Scotland is in a separate quandary, having voted 62% in favour of Remain. The Scottish National Party is now trying to deal with the EU on behalf of Scotland’s relationship, but is being told very clearly that Scotland is not an independent political entity so there can be no negotiations. That would require independence from the UK, and that – via another Scottish referendum – is something the EU is not going to encourage, since they are already worried about the threat from other potential regional breakaways in Italy and Spain. In any case, were Scotland to gain independence from the UK and apply for EU membership, it would have to sort out the tricky problems of replacing UK subsidies, avoiding an obligation to join the euro and running a budget on the basis of $50 per barrel of oil.
Meanwhile, other moves are afoot outside the UK. For example, the French government has raised again the role of the City of London in euro financial trading.
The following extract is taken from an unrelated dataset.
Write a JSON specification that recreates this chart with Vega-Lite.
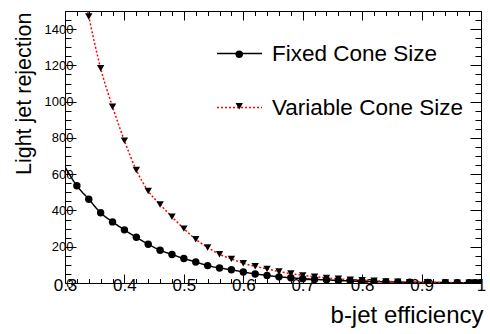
{
  "$schema": "https://vega.github.io/schema/vega-lite/v6.json",
  "width": 416,
  "height": 272,
  "autosize": "none",
  "padding": {"left": 65, "top": 11, "right": 9, "bottom": 51},
  "background": "white",
  "config": {
    "view": {"stroke": null},
    "axis": {"domainColor": "black", "tickColor": "black", "labelColor": "black", "titleColor": "black", "labelFont": "Liberation Sans", "titleFont": "Liberation Sans", "grid": false, "domainWidth": 1, "tickWidth": 1, "titleFontWeight": "normal", "labelFlush": false, "labelOverlap": false}
  },
  "datasets": {
    "curves": [
      {"series": "Fixed Cone Size", "eff": 0.30, "rej": 640},
      {"series": "Fixed Cone Size", "eff": 0.32, "rej": 536},
      {"series": "Fixed Cone Size", "eff": 0.34, "rej": 462},
      {"series": "Fixed Cone Size", "eff": 0.36, "rej": 387},
      {"series": "Fixed Cone Size", "eff": 0.38, "rej": 337},
      {"series": "Fixed Cone Size", "eff": 0.40, "rej": 293},
      {"series": "Fixed Cone Size", "eff": 0.42, "rej": 252},
      {"series": "Fixed Cone Size", "eff": 0.44, "rej": 214},
      {"series": "Fixed Cone Size", "eff": 0.46, "rej": 181},
      {"series": "Fixed Cone Size", "eff": 0.48, "rej": 157},
      {"series": "Fixed Cone Size", "eff": 0.50, "rej": 135},
      {"series": "Fixed Cone Size", "eff": 0.52, "rej": 116},
      {"series": "Fixed Cone Size", "eff": 0.54, "rej": 96},
      {"series": "Fixed Cone Size", "eff": 0.56, "rej": 83},
      {"series": "Fixed Cone Size", "eff": 0.58, "rej": 73},
      {"series": "Fixed Cone Size", "eff": 0.60, "rej": 61},
      {"series": "Fixed Cone Size", "eff": 0.62, "rej": 50},
      {"series": "Fixed Cone Size", "eff": 0.64, "rej": 42},
      {"series": "Fixed Cone Size", "eff": 0.66, "rej": 34},
      {"series": "Fixed Cone Size", "eff": 0.68, "rej": 29},
      {"series": "Fixed Cone Size", "eff": 0.70, "rej": 24},
      {"series": "Fixed Cone Size", "eff": 0.72, "rej": 20},
      {"series": "Fixed Cone Size", "eff": 0.74, "rej": 17},
      {"series": "Fixed Cone Size", "eff": 0.76, "rej": 14},
      {"series": "Fixed Cone Size", "eff": 0.78, "rej": 11},
      {"series": "Fixed Cone Size", "eff": 0.80, "rej": 9},
      {"series": "Fixed Cone Size", "eff": 0.82, "rej": 7},
      {"series": "Fixed Cone Size", "eff": 0.84, "rej": 6},
      {"series": "Fixed Cone Size", "eff": 0.86, "rej": 5},
      {"series": "Fixed Cone Size", "eff": 0.88, "rej": 4},
      {"series": "Fixed Cone Size", "eff": 0.91, "rej": 3},
      {"series": "Fixed Cone Size", "eff": 0.94, "rej": 2},
      {"series": "Fixed Cone Size", "eff": 0.96, "rej": 1.5},
      {"series": "Fixed Cone Size", "eff": 0.98, "rej": 1},
      {"series": "Fixed Cone Size", "eff": 0.99, "rej": 1},
      {"series": "Fixed Cone Size", "eff": 1.00, "rej": 1},
      {"series": "Variable Cone Size", "eff": 0.32, "rej": 1800},
      {"series": "Variable Cone Size", "eff": 0.34, "rej": 1470},
      {"series": "Variable Cone Size", "eff": 0.36, "rej": 1184},
      {"series": "Variable Cone Size", "eff": 0.38, "rej": 972},
      {"series": "Variable Cone Size", "eff": 0.40, "rej": 785},
      {"series": "Variable Cone Size", "eff": 0.42, "rej": 623},
      {"series": "Variable Cone Size", "eff": 0.44, "rej": 507},
      {"series": "Variable Cone Size", "eff": 0.46, "rej": 433},
      {"series": "Variable Cone Size", "eff": 0.48, "rej": 365},
      {"series": "Variable Cone Size", "eff": 0.50, "rej": 300},
      {"series": "Variable Cone Size", "eff": 0.52, "rej": 241},
      {"series": "Variable Cone Size", "eff": 0.54, "rej": 196},
      {"series": "Variable Cone Size", "eff": 0.56, "rej": 159},
      {"series": "Variable Cone Size", "eff": 0.58, "rej": 133},
      {"series": "Variable Cone Size", "eff": 0.60, "rej": 109},
      {"series": "Variable Cone Size", "eff": 0.62, "rej": 92},
      {"series": "Variable Cone Size", "eff": 0.64, "rej": 78},
      {"series": "Variable Cone Size", "eff": 0.66, "rej": 63},
      {"series": "Variable Cone Size", "eff": 0.68, "rej": 52},
      {"series": "Variable Cone Size", "eff": 0.70, "rej": 42},
      {"series": "Variable Cone Size", "eff": 0.72, "rej": 35},
      {"series": "Variable Cone Size", "eff": 0.74, "rej": 28},
      {"series": "Variable Cone Size", "eff": 0.76, "rej": 23},
      {"series": "Variable Cone Size", "eff": 0.78, "rej": 18},
      {"series": "Variable Cone Size", "eff": 0.80, "rej": 15},
      {"series": "Variable Cone Size", "eff": 0.82, "rej": 12},
      {"series": "Variable Cone Size", "eff": 0.84, "rej": 9},
      {"series": "Variable Cone Size", "eff": 0.86, "rej": 7},
      {"series": "Variable Cone Size", "eff": 0.88, "rej": 5},
      {"series": "Variable Cone Size", "eff": 0.91, "rej": 4},
      {"series": "Variable Cone Size", "eff": 0.94, "rej": 3},
      {"series": "Variable Cone Size", "eff": 0.96, "rej": 2},
      {"series": "Variable Cone Size", "eff": 0.98, "rej": 1.5},
      {"series": "Variable Cone Size", "eff": 0.99, "rej": 1},
      {"series": "Variable Cone Size", "eff": 1.00, "rej": 1}
    ]
  },
  "data": {"name": "curves"},
  "resolve": {"axis": {"x": "independent", "y": "independent"}},
  "layer": [
    {
      "mark": {"type": "line", "interpolate": "monotone", "strokeWidth": 1.5, "clip": true},
      "encoding": {
        "x": {"field": "eff", "type": "quantitative", "scale": {"domain": [0.3, 1], "nice": false, "zero": false},
          "axis": {"orient": "bottom", "values": [0.3, 0.4, 0.5, 0.6, 0.7, 0.8, 0.9, 1], "format": "~g", "tickSize": -9, "labelPadding": 3, "labelFontSize": 17,
            "title": "b-jet efficiency", "titleFontSize": 24, "titleAnchor": "end", "titleAlign": "right", "titleBaseline": "alphabetic", "titleX": 418, "titleY": 39}},
        "y": {"field": "rej", "type": "quantitative", "scale": {"domain": [0, 1500], "nice": false, "zero": true},
          "axis": {"orient": "left", "values": [0, 200, 400, 600, 800, 1000, 1200, 1400], "format": "d", "tickSize": -11, "labelPadding": 3, "labelFontSize": 13,
            "title": "Light jet rejection", "titleFontSize": 21.5, "titleAngle": -90, "titleAnchor": "end", "titleAlign": "right", "titleBaseline": "alphabetic", "titleX": -35, "titleY": 1}},
        "color": {"field": "series", "type": "nominal", "scale": {"domain": ["Fixed Cone Size", "Variable Cone Size"], "range": ["black", "red"]},
          "legend": {"orient": "none", "legendX": 151, "legendY": 19, "title": null, "symbolType": "stroke", "symbolSize": 2025, "symbolStrokeWidth": 1.5, "labelFontSize": 22.5, "labelFont": "Liberation Sans", "labelColor": "black", "labelOffset": 9, "labelLimit": 400, "padding": 0, "rowPadding": 19}},
        "strokeDash": {"field": "series", "type": "nominal", "scale": {"domain": ["Fixed Cone Size", "Variable Cone Size"], "range": [[1, 0], [2, 2]]},
          "legend": {"orient": "none", "legendX": 151, "legendY": 19, "title": null, "symbolType": "stroke", "symbolSize": 2025, "symbolStrokeWidth": 1.5, "labelFontSize": 22.5, "labelFont": "Liberation Sans", "labelColor": "black", "labelOffset": 9, "labelLimit": 400, "padding": 0, "rowPadding": 19}}
      }
    },
    {
      "transform": [{"filter": "datum.eff > 0.305"}],
      "mark": {"type": "point", "filled": true, "opacity": 1, "color": "black", "clip": true},
      "encoding": {
        "x": {"field": "eff", "type": "quantitative", "scale": {"domain": [0.3, 1], "nice": false, "zero": false},
          "axis": {"orient": "bottom", "values": [0.32, 0.34, 0.36, 0.38, 0.42, 0.44, 0.46, 0.48, 0.52, 0.54, 0.56, 0.58, 0.62, 0.64, 0.66, 0.68, 0.72, 0.74, 0.76, 0.78, 0.82, 0.84, 0.86, 0.88, 0.92, 0.94, 0.96, 0.98], "tickSize": -4.5, "labels": false, "domain": false, "title": null}},
        "y": {"field": "rej", "type": "quantitative", "scale": {"domain": [0, 1500], "nice": false, "zero": true},
          "axis": {"orient": "left", "values": [50, 100, 150, 250, 300, 350, 450, 500, 550, 650, 700, 750, 850, 900, 950, 1050, 1100, 1150, 1250, 1300, 1350, 1450, 1500], "tickSize": -6, "labels": false, "domain": false, "title": null}},
        "shape": {"field": "series", "type": "nominal", "scale": {"range": ["circle", "triangle-down"]},
          "legend": {"orient": "none", "legendX": 163, "legendY": 32, "title": null, "symbolSize": 55, "symbolFillColor": "black", "symbolStrokeColor": "black", "labelFontSize": 22.5, "labelExpr": "''", "labelLimit": 400, "padding": 0, "rowPadding": 29}},
        "size": {"value": 55}
      }
    },
    {
      "mark": {"type": "point", "opacity": 0},
      "encoding": {
        "x": {"field": "eff", "type": "quantitative", "scale": {"domain": [0.3, 1], "nice": false, "zero": false},
          "axis": {"orient": "top", "values": [0.3, 0.4, 0.5, 0.6, 0.7, 0.8, 0.9, 1], "tickSize": -9, "labels": false, "title": null}},
        "y": {"field": "rej", "type": "quantitative", "scale": {"domain": [0, 1500], "nice": false, "zero": true},
          "axis": {"orient": "right", "values": [0, 200, 400, 600, 800, 1000, 1200, 1400], "tickSize": -11, "labels": false, "title": null}}
      }
    },
    {
      "mark": {"type": "point", "opacity": 0},
      "encoding": {
        "x": {"field": "eff", "type": "quantitative", "scale": {"domain": [0.3, 1], "nice": false, "zero": false},
          "axis": {"orient": "top", "values": [0.32, 0.34, 0.36, 0.38, 0.42, 0.44, 0.46, 0.48, 0.52, 0.54, 0.56, 0.58, 0.62, 0.64, 0.66, 0.68, 0.72, 0.74, 0.76, 0.78, 0.82, 0.84, 0.86, 0.88, 0.92, 0.94, 0.96, 0.98], "tickSize": -4.5, "labels": false, "domain": false, "title": null}},
        "y": {"field": "rej", "type": "quantitative", "scale": {"domain": [0, 1500], "nice": false, "zero": true},
          "axis": {"orient": "right", "values": [50, 100, 150, 250, 300, 350, 450, 500, 550, 650, 700, 750, 850, 900, 950, 1050, 1100, 1150, 1250, 1300, 1350, 1450, 1500], "tickSize": -6, "labels": false, "domain": false, "title": null}}
      }
    }
  ]
}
Back in 2011, the European Central Bank, with Trichet then its French president, put forward a regulation that would have led securities trading in euros to be ‘cleared’ in a euro zone country. The UK challenged that in the European Court of Justice. The legal and financial details are very technical, but the gist of the matter is as follows. Being annoyed at the City’s dominance of euro financial trading, there had been a number of attempts on the part of France to shift financial trading into the euro area, meaning Paris. The 2011 ECB regulation looked innocuous, but the Brits smelt a rat and challenged it in the European Court, since it would have disadvantaged euro-clearing in London. In 2012-13, France and Spain backed the ECB position in Court (Italy did too, in March 2013, but pulled out in November), while the UK was backed by Sweden, also a non-euro EU member.
The ECB argued that the UK did not have the ‘standing to bring an action against it, on the ground that it does not participate in certain aspects of economic and monetary union’. No status, hence not able to make a case at the European Court. However, the Court ruled in March 2015 that ‘as a Member State [of the EU], the United Kingdom has standing to bring proceedings against acts of the ECB’. Furthermore, the Court accepted that the ECB’s new regulation was against the principles of a level playing field between euro and non-euro members of the EU. The UK won the case, and also got the ECB to pay its legal costs. It is unlikely that the same judgement would happen again, since the UK is not (rather, will not be) an EU member any longer, but very likely that a similar ECB regulation will reappear.
Admittedly, this looks like just a small-scale example of an opportunistic use of status to press an advantage. But the bigger picture it shows is how the UK’s changed status in the EU is going to have unexpected effects elsewhere. The Brexit vote has sent tremors through the imperial system’s tectonic plates and a number of structures are shaking. The great pity is that this has occurred in the context of a reactionary debate on Britain’s status in the world, delusions about how the new found ‘freedom’ of the British state will benefit the mass of people, while adding fuel to the fire of growing nationalism in many European countries.